Second, the Third Circuit's EFH decision, as well as Momentive, underscores the importance of the specific language used in an intercreditor agreement. If parties to an intercreditor agreement intend that the waterfall provision should apply not only to actual sales of collateral but also to adequate protection payments and plan distributions, then the agreement must make such intent clear and unambiguous. EFH reminds lenders and other creditors that courts will examine intercreditor agreements closely and interpret the contract language narrowly.

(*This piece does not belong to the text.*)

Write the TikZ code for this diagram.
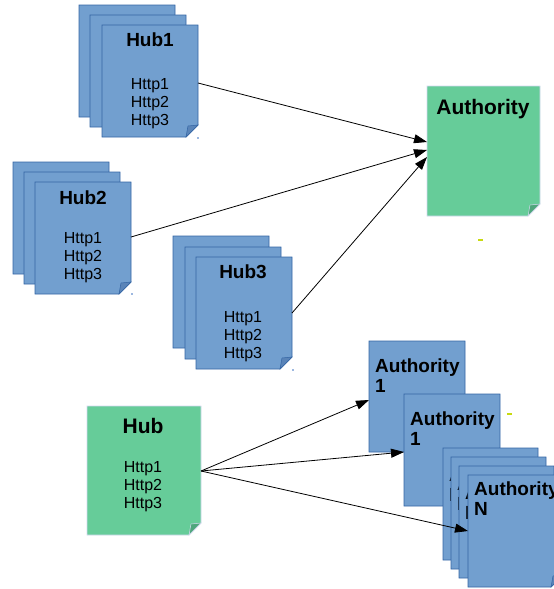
\documentclass[tikz,border=0pt]{standalone}
\usepackage{fontspec}
\setmainfont{Liberation Sans}
\usetikzlibrary{calc,arrows.meta}

\definecolor{noteblue}{HTML}{729FCF}
\definecolor{noteblueedge}{HTML}{3465A4}
\definecolor{notebluefold}{HTML}{5A84B8}
\definecolor{notegreen}{HTML}{66CC99}
\definecolor{notegreenedge}{HTML}{D4D8F0}
\definecolor{notegreenfold}{HTML}{4FA67C}
\definecolor{speck}{HTML}{C8DA10}
\definecolor{speckblue}{HTML}{9DB8E0}

\tikzset{
  pagebox/.style={inner sep=0pt, outer sep=0pt, anchor=north west},
  bluepage/.style={fill=noteblue, draw=noteblueedge, line width=0.9pt, line join=miter},
  greenpage/.style={fill=notegreen, draw=notegreenedge, line width=0.9pt, line join=miter},
  bluefold/.style={fill=notebluefold, draw=noteblueedge, line width=0.5pt},
  greenfold/.style={fill=notegreenfold, draw=notegreenedge, line width=0.5pt},
  bluetitle/.style={inner sep=0pt, font=\fontsize{19}{20}\selectfont\bfseries},
  greentitle/.style={inner sep=0pt, font=\fontsize{21}{22}\selectfont\bfseries},
  bodytext/.style={inner sep=0pt, align=center, font=\fontsize{16}{18}\selectfont},
  % anchored at the baseline of the last line
  sidetitle/.style={inner sep=0pt, anchor=base west, align=left,
                    font=\fontsize{19}{20}\selectfont\bfseries},
  conn/.style={draw=black, line width=0.8pt, -{Triangle[length=13pt,width=9pt]}},
}

% a sheet of paper with a folded bottom-right corner
% #1 name, #2 left, #3 top, #4 width, #5 height, #6 colour scheme (blue/green)
\newcommand\notepage[6]{%
  \node[pagebox, minimum width=#4pt, minimum height=#5pt] (#1) at (#2,#3) {};
  \path[#6page] (#1.north west) -- (#1.north east)
     -- ($(#1.south east)+(0,-12)$) -- ($(#1.south east)+(-12,0)$)
     -- (#1.south west) -- cycle;
  \path[#6fold] ($(#1.south east)+(0,-12)$) -- ($(#1.south east)+(-12,0)$)
     -- ($(#1.south east)+(-10,-11)$) -- cycle;
}

\begin{document}
\begin{tikzpicture}[x=1pt, y=-1pt]
\useasboundingbox (0,0) rectangle (554,589);

% ---- Hub1 stack
\notepage{hub1a}{79}{5}{96}{112}{blue}
\notepage{hub1b}{90}{15}{96}{112}{blue}
\notepage{hub1c}{102}{25}{96}{112}{blue}
\node[bluetitle] (hub1title) at (150,40) {Hub1};
\node[bodytext] (hub1body) at (150,104) {Http1\\Http2\\Http3};

% ---- Hub2 stack
\notepage{hub2a}{13}{162}{96}{112}{blue}
\notepage{hub2b}{24}{172}{96}{112}{blue}
\notepage{hub2c}{35}{182}{96}{112}{blue}
\node[bluetitle] (hub2title) at (83,198) {Hub2};
\node[bodytext] (hub2body) at (83,258) {Http1\\Http2\\Http3};

% ---- Hub3 stack
\notepage{hub3a}{173}{236}{96}{112}{blue}
\notepage{hub3b}{185}{247}{96}{112}{blue}
\notepage{hub3c}{196}{257}{96}{112}{blue}
\node[bluetitle] (hub3title) at (243,272) {Hub3};
\node[bodytext] (hub3body) at (243,337) {Http1\\Http2\\Http3};

% ---- Authority (target of the hubs)
\notepage{auth}{427}{86}{113}{130}{green}
\node[greentitle] (authtitle) at (483,109) {Authority};

% ---- Hub (source of the authorities)
\notepage{hub}{87}{406}{114}{129}{green}
\node[greentitle] (hubtitle) at (143,426) {Hub};
\node[bodytext] (hubbody) at (143,487) {Http1\\Http2\\Http3};

% ---- Authority 1 sheets
\notepage{autha}{369}{341}{96}{111}{blue}
\node[sidetitle] (authatext) at (375,392) {Authority\\1};
\notepage{authb}{404}{394}{96}{112}{blue}
\node[sidetitle] (authbtext) at (410,445) {Authority\\1};

% ---- Authority N stack
\notepage{authn1}{443}{448}{95}{112}{blue}
\node[sidetitle] (authn1text) at (449,501) {Authority\\N};
\notepage{authn2}{451}{457}{95}{112}{blue}
\node[sidetitle] (authn2text) at (457,510) {Authority\\N};
\notepage{authn3}{459}{466}{95}{112}{blue}
\node[sidetitle] (authn3text) at (465,519) {Authority\\N};
\notepage{authn}{468}{475}{95}{112}{blue}
\node[sidetitle] (authntext) at (474,515) {Authority\\N};

% ---- links
\draw[conn] ($(hub1c.north east)+(0,58)$) -- ($(auth.west)+(0,-9)$);
\draw[conn] ($(hub2c.north east)+(0,55)$) -- ($(auth.west)+(0,-1)$);
\draw[conn] ($(hub3c.north east)+(0,56)$) -- ($(auth.west)+(0,6)$);
\draw[conn] ($(hub.north east)+(0,65)$) -- ($(autha.north west)+(0,59)$);
\draw[conn] ($(hub.north east)+(0,65)$) -- ($(authb.north west)+(0,58)$);
\draw[conn] ($(hub.north east)+(0,65)$) -- ($(authn.north west)+(0,56)$);

% ---- small specks
\fill[speck] (477.5,239) rectangle (482.5,241);
\fill[speck] (506.5,413) rectangle (511.5,415);
\fill[speckblue] (197,137) rectangle (198.5,138.5);
\fill[speckblue] (292,369) rectangle (293.5,370.5);
\fill[speckblue] (131,293) rectangle (132.5,294.5);
\end{tikzpicture}
\end{document}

 EFH, 2019 U.S. App. LEXIS 18458 at *2.
 11 U.S.C. § 502(b)(2).
 Id. at *6.
 Id. at *7-*8.
 Id. at *8.
 Id. at *8-*9 (quoting the waterfall provision language).
 Id. at *9.
 Id. at *9-*10.
 Momentive, 518 B.R. at 754-56. The plaintiffs in Momentive argued, inter alia, that new stock issued under the plan constitutes "proceeds" within the meaning of Section 9-102(a)(64) of the New York Uniform Commercial Code (noting that "proceeds" includes property (A) acquired upon the disposition of collateral or (B) distributed on account of collateral). But the bankruptcy judge was unpersuaded and concluded that the new stock was not something that any secured party's existing lien would attach to even under the most liberal interpretation of U.C.C. § 9-102(a)(64) because the common stock was received "on account of or based on rights arising out of the defendants' liens and claims, not on account of the Common Collateral or based on rights arising out of the Common Collateral." Id. at 754.
 In a payment subordination transaction, the issues in EFH and Momentive may be less likely to arise. In a typical payment subordination arrangement, the senior creditor generally will be paid in full before distributions would be made to the junior creditor. By contrast in a shared collateral arrangement, the secured creditors negotiate priority only with respect to the shared collateral but otherwise are generally pari passu with respect to unencumbered assets.